# REQUIRED WORK
What are the lines from the one with "Write a LaTeX" through the one with "line width=1.2pt, dash", inclusive? Output them exactly, and leave out the pictures.

# RECORDS SHOWN
━━━━━━━━━━━━━━━━━━━━━━━━━━━━━━

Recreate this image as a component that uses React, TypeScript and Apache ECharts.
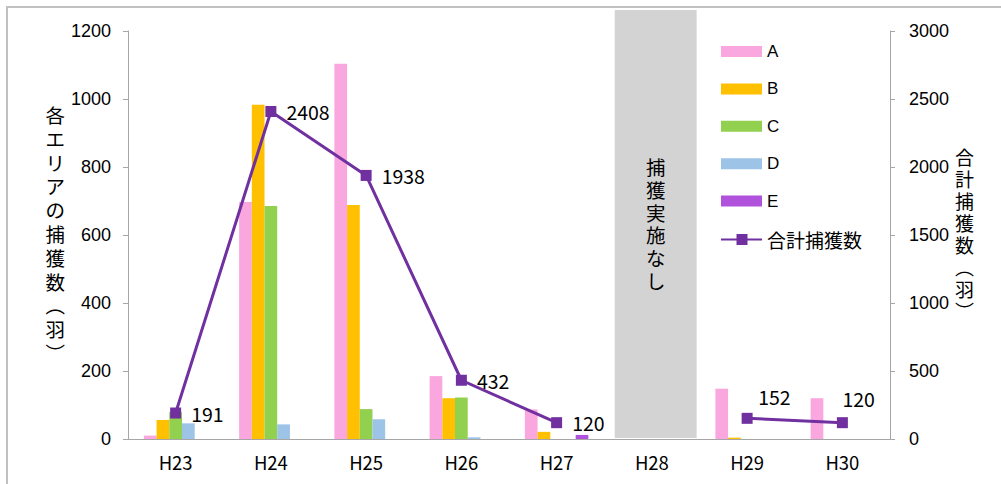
import React, { useEffect, useRef } from "react";
import * as echarts from "echarts";

const categories = ["H23", "H24", "H25", "H26", "H27", "H28", "H29", "H30"];
const seriesA = [10, 697, 1104, 185, 87, null, 148, 120];
const seriesB = [56, 983, 688, 120, 21, null, 4, 0];
const seriesC = [79, 685, 88, 122, 0, null, 0, 0];
const seriesD = [46, 43, 58, 5, 0, null, 0, 0];
const seriesE = [0, 0, 0, 0, 12, null, 0, 0];
const totals = [191, 2408, 1938, 432, 120, null, 152, 120];
const leftTicks = { min: 0, max: 1200, interval: 200 };
const rightTicks = { min: 0, max: 3000, interval: 500 };
const noSurveyCategory = "H28";
const noSurveyText = "捕獲実施なし";
const leftAxisName = "各エリアの捕獲数︵羽︶";
const rightAxisName = "合計捕獲数︵羽︶";
const totalName = "合計捕獲数";

const JP = '"Noto Sans CJK JP", "Noto Sans", sans-serif';
const LAT = '"Liberation Sans", Arial, sans-serif';
const VJP = '"Liberation Sans", "Noto Sans CJK JP", sans-serif';

const colors = {
  A: "#FBA7DF",
  B: "#FFC000",
  C: "#92D050",
  D: "#9DC3E6",
  E: "#B152DD",
  total: "#7030A0",
};

const lineLegendIcon = "path://M0,4.5H15.5V0H26.5V4.5H41V6.5H26.5V11H15.5V6.5H0Z";
// label offsets for the last two points (placed above-right in the reference)
const upperLabelOffsets: Record<number, number[]> = { 6: [-4.5, -22], 7: [-15.5, -24] };

export default function App() {
  const ref = useRef<HTMLDivElement>(null);
  useEffect(() => {
    if (!ref.current) return;
    const chart = echarts.init(ref.current, null, { renderer: "svg" });
    const axisLineStyle = { color: "#A6A6A6", width: 1 };
    const barBase = (name: string, data: (number | null)[], color: string) => ({
      name,
      type: "bar",
      data,
      yAxisIndex: 0,
      barWidth: 12.7,
      barGap: "0%",
      itemStyle: { color },
    });
    const labelRight = { show: true, position: "right", distance: 10, color: "#000", fontFamily: JP, fontSize: 19.5 };
    const totalData = totals.map((v, i) =>
      upperLabelOffsets[i] && v != null ? { value: v, label: { offset: upperLabelOffsets[i] } } : v
    );
    chart.setOption({
      animation: false,
      grid: { left: 128, right: 111, top: 31, bottom: 45 },
      legend: {
        orient: "vertical",
        left: 721,
        top: 43,
        padding: 0,
        itemWidth: 41,
        itemHeight: 11,
        itemGap: 20.4,
        textStyle: { fontFamily: LAT, fontSize: 17, color: "#000" },
        data: [
          { name: "A", icon: "rect" },
          { name: "B", icon: "rect" },
          { name: "C", icon: "rect" },
          { name: "D", icon: "rect" },
          { name: "E", icon: "rect" },
          { name: totalName, icon: lineLegendIcon, textStyle: { fontFamily: JP, fontSize: 19 } },
        ],
      },
      xAxis: {
        type: "category",
        data: categories,
        axisLine: { lineStyle: axisLineStyle },
        axisTick: { length: 5, lineStyle: axisLineStyle },
        axisLabel: { color: "#000", fontFamily: JP, fontSize: 18.5, margin: 14 },
      },
      yAxis: [
        {
          type: "value",
          ...leftTicks,
          position: "left",
          axisLine: { show: true, lineStyle: axisLineStyle },
          axisTick: { show: true, length: 5, lineStyle: axisLineStyle },
          splitLine: { show: false },
          axisLabel: { color: "#000", fontFamily: LAT, fontSize: 18, margin: 17, formatter: (v: number) => String(v) },
          name: leftAxisName.split("").join("\n"),
          nameLocation: "middle",
          nameRotate: 0,
          nameGap: 70,
          nameTextStyle: {
            color: "#000",
            fontFamily: VJP,
            fontSize: 19.5,
            lineHeight: 23.8,
            align: "center",
            padding: [30, 0, 0, 0],
          },
        },
        {
          type: "value",
          ...rightTicks,
          position: "right",
          axisLine: { show: true, lineStyle: axisLineStyle },
          axisTick: { show: true, length: 5, lineStyle: axisLineStyle },
          splitLine: { show: false },
          axisLabel: { color: "#000", fontFamily: LAT, fontSize: 18, margin: 19, formatter: (v: number) => String(v) },
          name: rightAxisName.split("").join("\n"),
          nameLocation: "middle",
          nameRotate: 0,
          nameGap: 72,
          nameTextStyle: {
            color: "#000",
            fontFamily: VJP,
            fontSize: 19,
            lineHeight: 22,
            align: "center",
            padding: [14, 0, 0, 0],
          },
        },
      ],
      series: [
        {
          type: "custom",
          xAxisIndex: 0,
          yAxisIndex: 1,
          silent: true,
          clip: false,
          data: [[noSurveyCategory, rightTicks.max]],
          renderItem: (params: any, api: any) => {
            const idx = api.value(0);
            const base = api.coord([idx, 0]);
            const top = api.coord([idx, api.value(1)]);
            const band = api.size([1, 0])[0];
            const x0 = base[0] - band * 0.39;
            const w = band * 0.86;
            const y0 = top[1] - 21;
            const y1 = base[1] - 1;
            return {
              type: "group",
              children: [
                { type: "rect", shape: { x: x0, y: y0, width: w, height: y1 - y0 }, style: { fill: "#D3D3D3" } },
                {
                  type: "text",
                  style: {
                    text: noSurveyText.split("").join("\n"),
                    x: x0 + w / 2,
                    y: 225,
                    align: "center",
                    verticalAlign: "middle",
                    fontFamily: VJP,
                    fontSize: 19.5,
                    lineHeight: 22.9,
                    fill: "#000",
                  },
                },
              ],
            };
          },
        },
        barBase("A", seriesA, colors.A),
        barBase("B", seriesB, colors.B),
        barBase("C", seriesC, colors.C),
        barBase("D", seriesD, colors.D),
        barBase("E", seriesE, colors.E),
        {
          name: totalName,
          type: "line",
          yAxisIndex: 1,
          data: totalData,
          connectNulls: false,
          symbol: "rect",
          symbolSize: 11,
          lineStyle: { color: colors.total, width: 3 },
          itemStyle: { color: colors.total },
          label: labelRight,
          z: 5,
        },
      ],
    });
    return () => chart.dispose();
  }, []);
  return (
    <div style={{ position: "absolute", left: 0, top: 0, width: 1001, height: 484, background: "#fff" }}>
      <div
        style={{
          position: "absolute",
          left: 6,
          top: 6,
          right: 0,
          bottom: 0,
          borderTop: "2px solid #C0C0C0",
          borderLeft: "2px solid #C0C0C0",
        }}
      />
      <div ref={ref} style={{ position: "absolute", left: 0, top: 0, width: 1001, height: 484 }} />
    </div>
  );
}
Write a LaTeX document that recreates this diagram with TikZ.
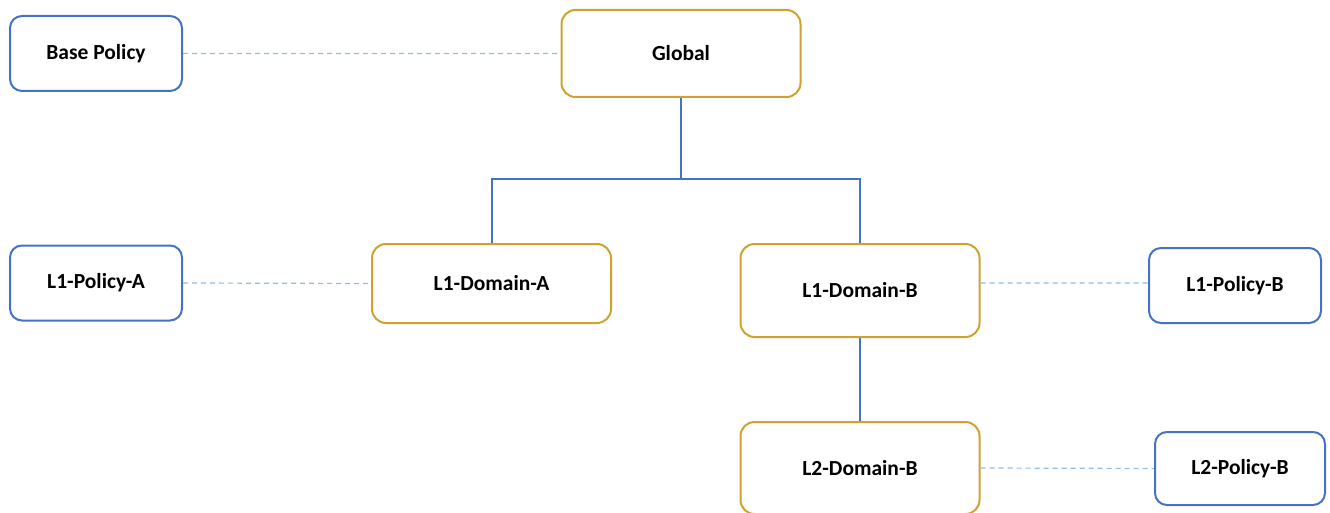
\documentclass[tikz,border=0pt]{standalone}
\usepackage{fontspec}
\setmainfont{Carlito}
\usetikzlibrary{positioning}

\definecolor{boxblue}{HTML}{4472C4}
\definecolor{boxgold}{HTML}{D0A22C}
\definecolor{dashblue}{HTML}{8DBCEA}

\begin{document}
\begin{tikzpicture}[x=1pt, y=-1pt, thick,
    every node/.style={font=\fontsize{21.5}{25}\selectfont\bfseries, inner sep=0pt},
    policy node/.style={rectangle, rounded corners=12pt, draw=boxblue, line width=2pt, minimum width=172pt, minimum height=75pt},
    domain node/.style={rectangle, rounded corners=14pt, draw=boxgold, line width=2pt, minimum width=239pt, minimum height=87pt},
    tree line/.style={draw=boxblue, line width=2pt},
    link line/.style={draw=dashblue, line width=1.2pt, dash pattern=on 5pt off 4pt}]

      \useasboundingbox (0,0) rectangle (1330,513);

      \node[policy node] (base) at (96,53.5) {Base Policy};
      \node[domain node] (global) at (681,53.5) {Global};
      \node[policy node] (polA) at (96,283) {L1-Policy-A};
      \node[domain node, minimum height=79pt] (domA) at (491.5,283.5) {L1-Domain-A};
      \node[domain node, minimum height=93pt] (domB) at (860,290.5) {L1-Domain-B};
      \node[policy node] (polB) at (1235,285.5) {L1-Policy-B};
      \node[domain node, minimum height=92pt] (dom2B) at (860,468) {L2-Domain-B};
      \node[policy node, minimum width=170pt, minimum height=73pt] (pol2B) at (1240,468.5) {L2-Policy-B};

      \coordinate (split) at (global.south |- 0,179);

      \path[tree line]
        (global.south) -- (split)
        (domA.north) |- (split) -| (domB.north)
        (domB.south) -- (dom2B.north);

      \path[link line]
        (base.east) -- (global.west)
        (polA.east) -- (domA.west)
        (domB.east |- polB.west) ++(0,-2.5) -- ([yshift=2.5pt]polB.west)
        (dom2B.east) -- (pol2B.west);

\end{tikzpicture}
\end{document}
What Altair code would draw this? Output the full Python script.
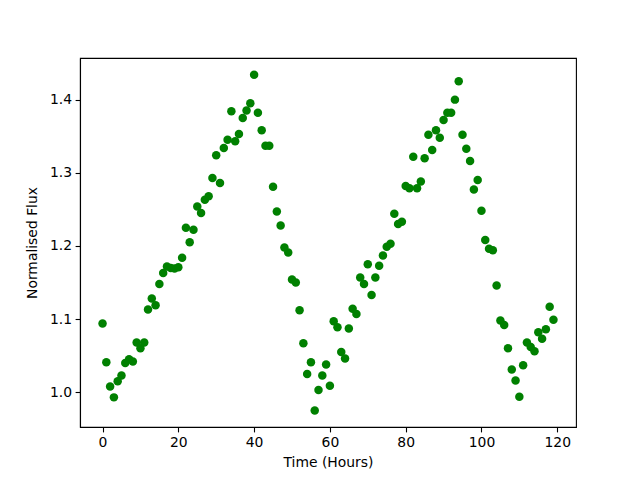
import altair as alt
import pandas as pd

hours = list(range(120))
flux = [
    1.094, 1.041, 1.008, 0.993, 1.015, 1.023, 1.040, 1.045, 1.042, 1.068,
    1.060, 1.068, 1.113, 1.128, 1.119, 1.148, 1.163, 1.172, 1.170, 1.169,
    1.171, 1.184, 1.225, 1.205, 1.222, 1.254, 1.245, 1.263, 1.268, 1.293,
    1.324, 1.286, 1.334, 1.345, 1.384, 1.343, 1.353, 1.375, 1.385, 1.395,
    1.434, 1.382, 1.358, 1.337, 1.337, 1.281, 1.247, 1.228, 1.198, 1.191,
    1.154, 1.150, 1.112, 1.067, 1.025, 1.041, 0.975, 1.003, 1.023, 1.038,
    1.009, 1.097, 1.089, 1.055, 1.046, 1.087, 1.114, 1.107, 1.157, 1.148,
    1.175, 1.133, 1.157, 1.173, 1.187, 1.199, 1.203, 1.244, 1.230, 1.233,
    1.282, 1.279, 1.322, 1.279, 1.288, 1.320, 1.352, 1.331, 1.358, 1.348,
    1.372, 1.382, 1.382, 1.400, 1.425, 1.352, 1.333, 1.316, 1.277, 1.290,
    1.248, 1.208, 1.196, 1.194, 1.146, 1.098, 1.092, 1.060, 1.031, 1.016,
    0.994, 1.037, 1.068, 1.062, 1.056, 1.082, 1.073, 1.086, 1.117, 1.099,
]
x_ticks = [0, 20, 40, 60, 80, 100, 120]
y_ticks = [1.0, 1.1, 1.2, 1.3, 1.4]

df = pd.DataFrame({"hours": hours, "flux": flux})

FONT = "DejaVu Sans"

chart = (
    alt.Chart(df)
    .mark_circle(color="#008000", opacity=1, size=72)
    .encode(
        x=alt.X(
            "hours:Q",
            title="Time (Hours)",
            scale=alt.Scale(domain=[-5.95, 124.95], nice=False, zero=False),
            axis=alt.Axis(values=x_ticks, format="d", titlePadding=6),
        ),
        y=alt.Y(
            "flux:Q",
            title="Normalised Flux",
            scale=alt.Scale(domain=[0.9525, 1.4569], nice=False, zero=False),
            axis=alt.Axis(values=y_ticks, format=".1f", titlePadding=10),
        ),
    )
    .properties(
        width=496,
        height=369,
        background="white",
        autosize=alt.AutoSizeParams(type="none"),
        padding={"left": 72, "top": 50, "right": 56, "bottom": 45},
    )
    .configure_view(stroke="black", strokeWidth=1.1)
    .configure_axis(
        grid=False,
        domainColor="black",
        domainWidth=1.1,
        tickColor="black",
        tickSize=4.9,
        tickWidth=1.1,
        labelColor="black",
        labelFont=FONT,
        labelFontSize=13.9,
        labelPadding=3.5,
        titleFont=FONT,
        titleFontSize=13.9,
        titleFontWeight="normal",
        titleColor="black",
    )
)

chart.save("out.html", embed_options={"renderer": "svg", "actions": False})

━━━━━━━━━━━━━━━━━━━━━━━━━━━━━━

# TASK ANSWER
Write a LaTeX document that recreates this diagram with TikZ.
\documentclass[tikz,border=0pt]{standalone}
\usepackage{fontspec}
\setmainfont{Carlito}
\usetikzlibrary{positioning}

\definecolor{boxblue}{HTML}{4472C4}
\definecolor{boxgold}{HTML}{D0A22C}
\definecolor{dashblue}{HTML}{8DBCEA}

\begin{document}
\begin{tikzpicture}[x=1pt, y=-1pt, thick,
    every node/.style={font=\fontsize{21.5}{25}\selectfont\bfseries, inner sep=0pt},
    policy node/.style={rectangle, rounded corners=12pt, draw=boxblue, line width=2pt, minimum width=172pt, minimum height=75pt},
    domain node/.style={rectangle, rounded corners=14pt, draw=boxgold, line width=2pt, minimum width=239pt, minimum height=87pt},
    tree line/.style={draw=boxblue, line width=2pt},
    link line/.style={draw=dashblue, line width=1.2pt, dash pattern=on 5pt off 4pt}]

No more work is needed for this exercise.